When You're Hot You're Hot!
I must be nuts. Days like this convince me of it. But I can’t really complain…
It’s the heat. I live in a humble, but normally comfortable, RV. By choice and for many reasons I don’t use my AC, even on days when outside temps bump 100 and humidity hits near-swamp level. I usually can find a place to go during the worst of the heat, but as I returned this evening the thermometer indicated a balmy 101 inside.
I’d complain more, but this week I was reminded how many people suffer silently, or at least their sufferings go unheard by anyone who can help. Where I park, a few residents in this pleasant permanent supportive housing project—one for homeless persons with multiple disabilities—were chatting in their air conditioned computer room that they generously shared with me.

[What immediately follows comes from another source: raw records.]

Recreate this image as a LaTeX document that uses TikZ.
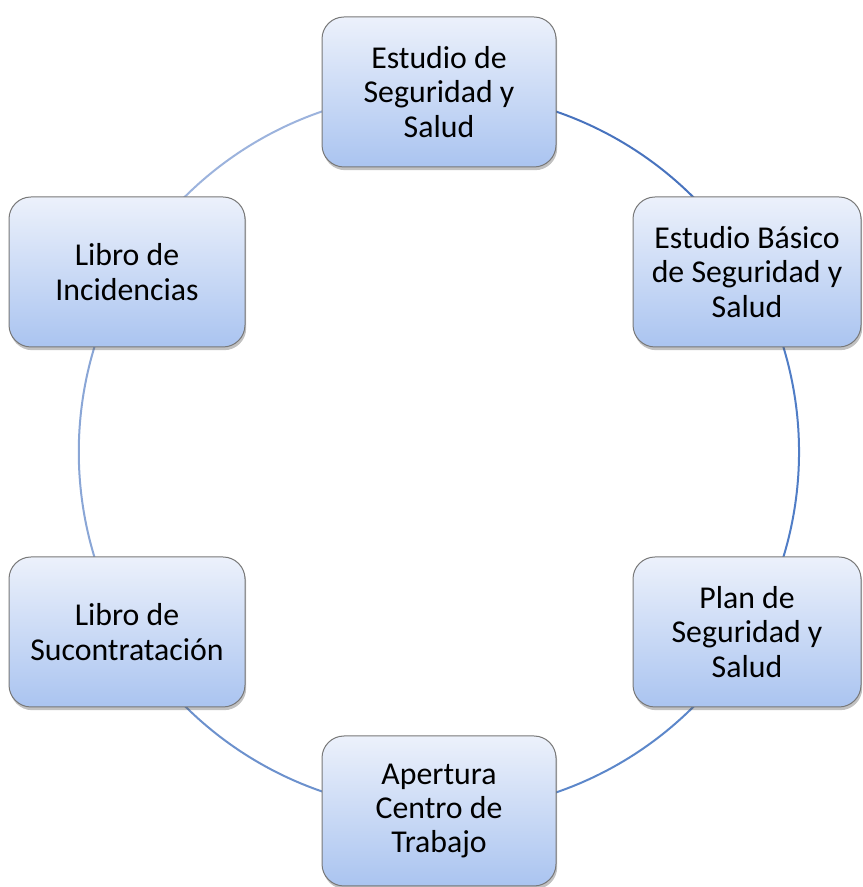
\documentclass[tikz,border=0pt]{standalone}
\usepackage{fontspec}
\setmainfont{Carlito}
\usetikzlibrary{positioning, shapes, shadows, backgrounds}
\usepackage{xcolor}

\definecolor{boxtop}{RGB}{236,241,251}
\definecolor{boxbot}{RGB}{170,196,240}
\definecolor{boxline}{RGB}{120,120,120}
\definecolor{arcA}{RGB}{72,115,190}
\definecolor{arcB}{RGB}{80,125,198}
\definecolor{arcC}{RGB}{92,135,202}
\definecolor{arcD}{RGB}{108,145,205}
\definecolor{arcE}{RGB}{138,166,214}
\definecolor{arcF}{RGB}{156,179,221}

\tikzset{
  stage/.style={draw=boxline, line width=0.5pt, rectangle, rounded corners=11pt,
    align=center, top color=boxtop, bottom color=boxbot, text=black,
    minimum width=117pt, minimum height=75pt, inner sep=2pt,
    font=\fontsize{15.9}{17.1}\selectfont,
    drop shadow={shadow xshift=0.6pt, shadow yshift=-1.6pt, opacity=0.35, fill=black!70}},
  cyc/.style={line width=1pt}
}

\begin{document}
\begin{tikzpicture}[x=0.5pt, y=0.5pt]
    \useasboundingbox (0,0) rectangle (862,887);
    % Nodes for the safety documents cycle
    \node[stage] (ESS) at (439,795) {Estudio de\\ Seguridad y\\ Salud};
    \node[stage, minimum width=114pt] (EBSS) at (747,615) {Estudio Básico\\ de Seguridad y\\ Salud};
    \node[stage, minimum width=114pt] (PSS) at (747,255) {Plan de\\ Seguridad y\\ Salud};
    \node[stage] (ACT) at (439,76) {Apertura\\ Centro de\\ Trabajo};
    \node[stage, minimum width=118pt] (LS) at (127,255) {Libro de\\ Sucontratación};
    \node[stage, minimum width=118pt] (LI) at (127,615) {Libro de\\ Incidencias};

    % Arcs of the cycle, behind the boxes
    \begin{pgfonlayer}{background}
    \draw[cyc, arcA] (ESS.center) arc[start angle=90, end angle=30, radius=180pt];
    \draw[cyc, arcB] ([xshift=1.9pt]EBSS.center) arc[start angle=30, end angle=-30, radius=180pt];
    \draw[cyc, arcC] ([xshift=1.9pt]PSS.center) arc[start angle=-30, end angle=-90, radius=180pt];
    \draw[cyc, arcD] (ACT.center) arc[start angle=-90, end angle=-150, radius=180pt];
    \draw[cyc, arcE] (LS.center) arc[start angle=210, end angle=150, radius=180pt];
    \draw[cyc, arcF] (LI.center) arc[start angle=150, end angle=90, radius=180pt];
    \end{pgfonlayer}
\end{tikzpicture}
\end{document}
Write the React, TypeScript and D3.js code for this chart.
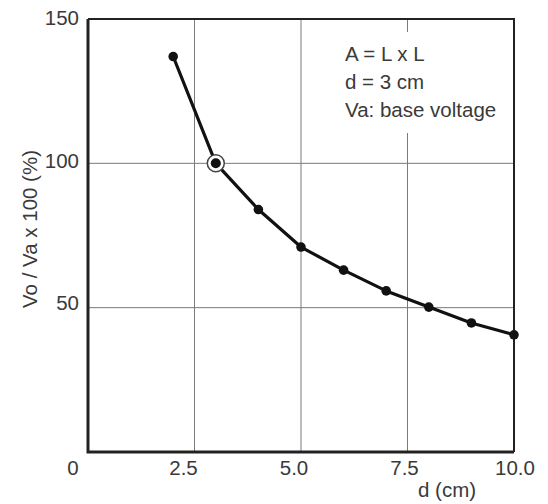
import React, { useRef, useEffect } from 'react';
import * as d3 from 'd3';

// datos
const dValues: number[] = [2, 3, 4, 5, 6, 7, 8, 9, 10];
const ratioValues: number[] = [137, 100, 84, 71, 63, 55.8, 50.2, 44.7, 40.6];
const baseIndex = 1; // punto de referencia (d = 3 cm)

const xTicks: number[] = [2.5, 5.0, 7.5, 10.0];
const xTickLabels: string[] = ['2.5', '5.0', '7.5', '10.0'];
const yTicks: number[] = [50, 100, 150];
const yTickLabels: string[] = ['50', '100', '150'];
const notes: string[] = ['A = L x L', 'd = 3 cm', 'Va: base voltage'];

const FONT = 'Liberation Sans, Arial, sans-serif';
const TEXT = '#3a3a3a';

const plot = (svgRef: React.RefObject<SVGSVGElement | null>) => {
  const svgEl = d3.select(svgRef.current);
  svgEl.selectAll('*').remove();

  const width = 548;
  const height = 504;
  const margin = { left: 88, right: 34, top: 19, bottom: 52 };

  const svg = svgEl.append('g');

  const xScale = d3.scaleLinear()
    .domain([0, 10])
    .range([margin.left, width - margin.right]);

  const yScale = d3.scaleLinear()
    .domain([0, 150])
    .range([height - margin.bottom, margin.top]);

  // las etiquetas del original no caen exactamente sobre la rejilla
  const xLabelScale = d3.scaleLinear().domain([0, 10]).range([73, 515]);
  const yLabelScale = d3.scaleLinear().domain([50, 150]).range([303, 18]);

  // rejilla
  svg.append('g')
    .selectAll('line.vx')
    .data(xTicks.slice(0, -1))
    .join('line')
    .attr('x1', d => xScale(d)).attr('x2', d => xScale(d))
    .attr('y1', yScale(0)).attr('y2', yScale(150))
    .attr('stroke', '#7a7a7a')
    .attr('stroke-width', 1);

  svg.append('g')
    .selectAll('line.hy')
    .data(yTicks.slice(0, -1))
    .join('line')
    .attr('x1', xScale(0)).attr('x2', xScale(10))
    .attr('y1', d => yScale(d)).attr('y2', d => yScale(d))
    .attr('stroke', '#7a7a7a')
    .attr('stroke-width', 1);

  // caja de notas (fondo blanco que corta la rejilla)
  svg.append('rect')
    .attr('x', 338).attr('y', 32)
    .attr('width', 170).attr('height', 101)
    .attr('fill', 'white');

  svg.append('g')
    .selectAll('text')
    .data(notes)
    .join('text')
    .attr('x', 345)
    .attr('y', (d, i) => 61 + i * 28)
    .attr('font-family', FONT)
    .attr('font-size', 20.5)
    .attr('fill', TEXT)
    .text(d => d);

  // marco
  svg.append('path')
    .attr('d', `M${xScale(0)},${yScale(150)} H${xScale(10)} V${yScale(0)}`)
    .attr('fill', 'none')
    .attr('stroke', '#222')
    .attr('stroke-width', 2);
  svg.append('path')
    .attr('d', `M${xScale(0)},${yScale(150)} V${yScale(0)} H${xScale(10)}`)
    .attr('fill', 'none')
    .attr('stroke', '#222')
    .attr('stroke-width', 3);

  // etiquetas de ejes
  svg.append('g')
    .selectAll('text')
    .data(yTicks)
    .join('text')
    .attr('x', 79)
    .attr('y', d => yLabelScale(d) + 7)
    .attr('text-anchor', 'end')
    .attr('font-family', FONT)
    .attr('font-size', 20.5)
    .attr('fill', TEXT)
    .text((d, i) => yTickLabels[i]);

  svg.append('g')
    .selectAll('text')
    .data([0, ...xTicks])
    .join('text')
    .attr('x', d => xLabelScale(d))
    .attr('y', 475)
    .attr('text-anchor', 'middle')
    .attr('font-family', FONT)
    .attr('font-size', 20.5)
    .attr('fill', TEXT)
    .text((d, i) => (i === 0 ? '0' : xTickLabels[i - 1]));

  svg.append('text')
    .attr('x', 447).attr('y', 497)
    .attr('text-anchor', 'middle')
    .attr('font-family', FONT)
    .attr('font-size', 20.5)
    .attr('fill', TEXT)
    .text('d (cm)');

  svg.append('text')
    .attr('transform', 'translate(37, 229) rotate(-90)')
    .attr('text-anchor', 'middle')
    .attr('font-family', FONT)
    .attr('font-size', 20.5)
    .attr('fill', TEXT)
    .text('Vo / Va x 100 (%)');

  // curva (segmentos rectos)
  const pts = dValues.map((d, i) => [d, ratioValues[i]] as [number, number]);

  svg.append('path')
    .datum(pts)
    .attr('fill', 'none')
    .attr('stroke', '#111')
    .attr('stroke-width', 3.2)
    .attr('stroke-linejoin', 'round')
    .attr('d', d3.line<[number, number]>()
      .x(d => xScale(d[0]))
      .y(d => yScale(d[1]))
    );

  // anillo del punto base
  svg.append('circle')
    .attr('cx', xScale(pts[baseIndex][0]))
    .attr('cy', yScale(pts[baseIndex][1]))
    .attr('r', 8.5)
    .attr('fill', 'white')
    .attr('stroke', '#444')
    .attr('stroke-width', 1.5);

  svg.append('g')
    .selectAll('circle')
    .data(pts)
    .join('circle')
    .attr('cx', d => xScale(d[0]))
    .attr('cy', d => yScale(d[1]))
    .attr('r', (d, i) => (i === baseIndex ? 5 : 4.8))
    .attr('fill', '#111');
};

export default function App() {
  const svgRef = useRef<SVGSVGElement | null>(null);

  useEffect(() => {
    document.body.style.margin = '0';
    plot(svgRef);
  }, []);

  return (
    <svg ref={svgRef} width={548} height={504} style={{ display: 'block', background: 'white' }} />
  );
}
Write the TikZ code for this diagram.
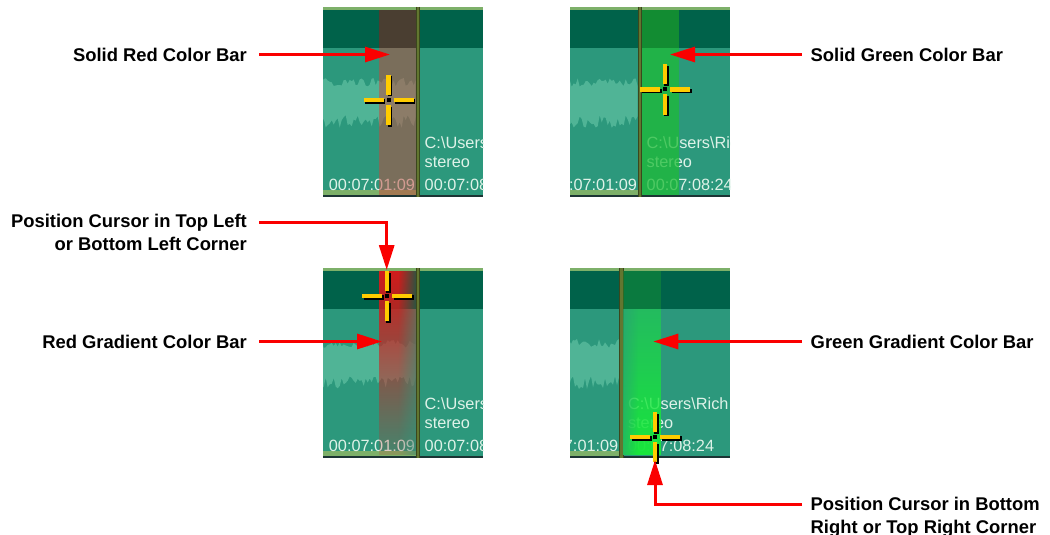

They have a friend who lives here in DeKalb, a bucolic, low-keyed community 60 miles west of Chicago. She has multiple health issues and lives in an apartment with no AC.
It was so hot there she had to give away her pet bird. She wants to move, if she can find a place she can afford. Maybe she’ll get lucky.
My friend who runs the emergency, transitional shelters here and also this apartment building for disabled homeless persons was telling me about this week’s meeting where the City announced severe cuts to social service programs, including phasing out, 25% at a time, funding for this busy, bare-bones, well-run shelter. And, along with 18 other states, Illinois' budget, the mess that it is, could find Governor Quinn making drastic cuts on July 1 that will further devastate communities’ efforts to assist poor and homeless children and adults. It appears Dems are the biggest roadblock for IL's budget solutions.
Thousands of people in usually inert communities are protesting the cuts. Maybe they’re not as passionate as the Iranians, but this level of draconian budgeting gets attention. Ironically, I feel removed from the policy part of it and I find myself thinking more of the people, like the now bird-less lady, who sits in her tiny room and sweats, wondering how she’ll get through the long Illinois summer.
I dunno, but it seems that the financially poorer a person is, the more they're going to suffer. And the suffering tends to be multi-level, long lasting and usually worsening.
Seems to me that this fast-paced, electronics-addicted, addled world needs an adjustment. Lawmakers need to sit in a hot living/work space for a few hours and remember how the “have-nots” live. Give away your favorite pet because of the heat. Then talk about who gets budget cuts.